More from the transcript:

And, you know, like I say, I have a lot of successful women in my family and I don't hear them saying, "Oh, woe is me. This terrible, you know, misogynist world." They look out and they're conquering the world. The women in my family are doing great, and that's what I see in all the statistics coming out. I have, you know, young women in my office that are the leading intellectual lights of our office.

So I don't really see this, that there's some sort of war that's, you know, keeping women down. I see women doing great and I think we should extol that success and not dumb it down into a political campaign that somehow one party doesn't like women or that. And that I think that's what's happened. It's all been for political purposes.

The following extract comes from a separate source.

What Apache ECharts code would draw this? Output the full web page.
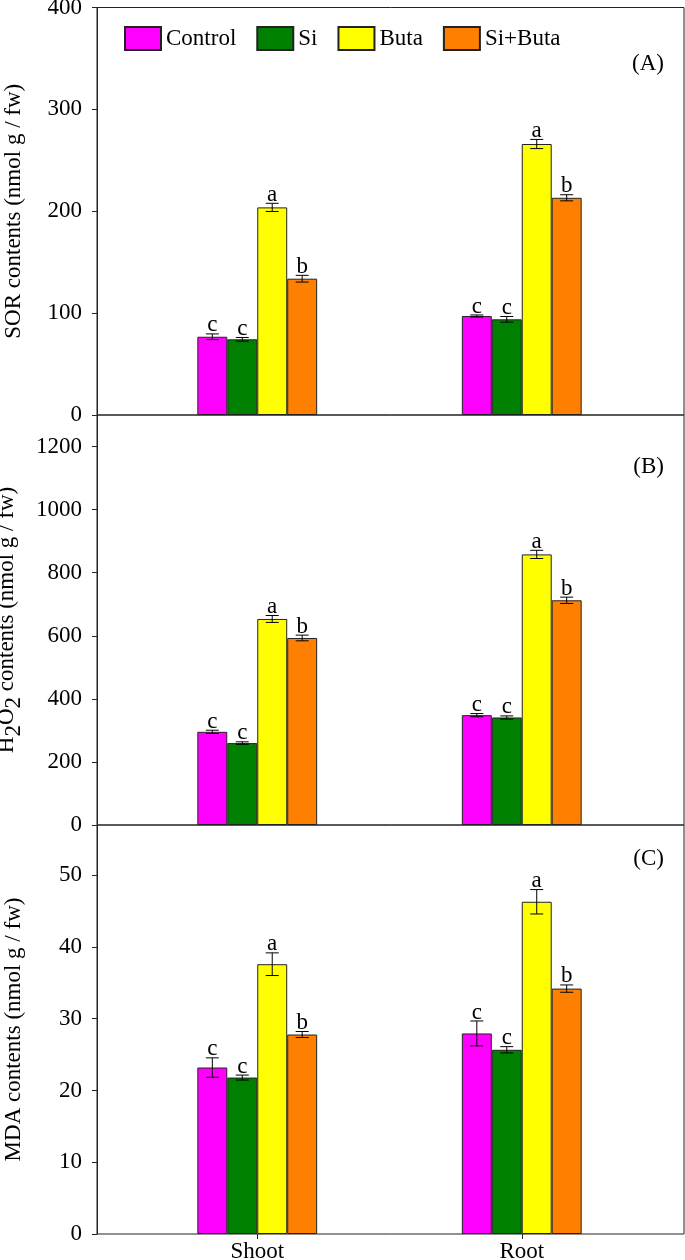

"I think some of the victimology and all of this other stuff is trumped up," Paul said on CNN's "State of the Union." "We don't get to any good policy by playing some sort of charade that somehow one party doesn't care about women."

Paul's defense of his party's relationship with women comes on the heels of controversial remarks made by former GOP presidential candidate Mike Huckabee.

"Our party stands for the recognition of the equality of women and the capacity of women," Huckabee said during a Republican National Committee meeting last week. "That is not a war on them; it is a war for them. And if the Democrats want to insult the women of America by making them believe that they are helpless without Uncle Sugar coming in and providing them a prescription each month for birth control, because they cannot control their libido or their reproductive system without the help of the government, then so be it. Let us take that discussion all across America."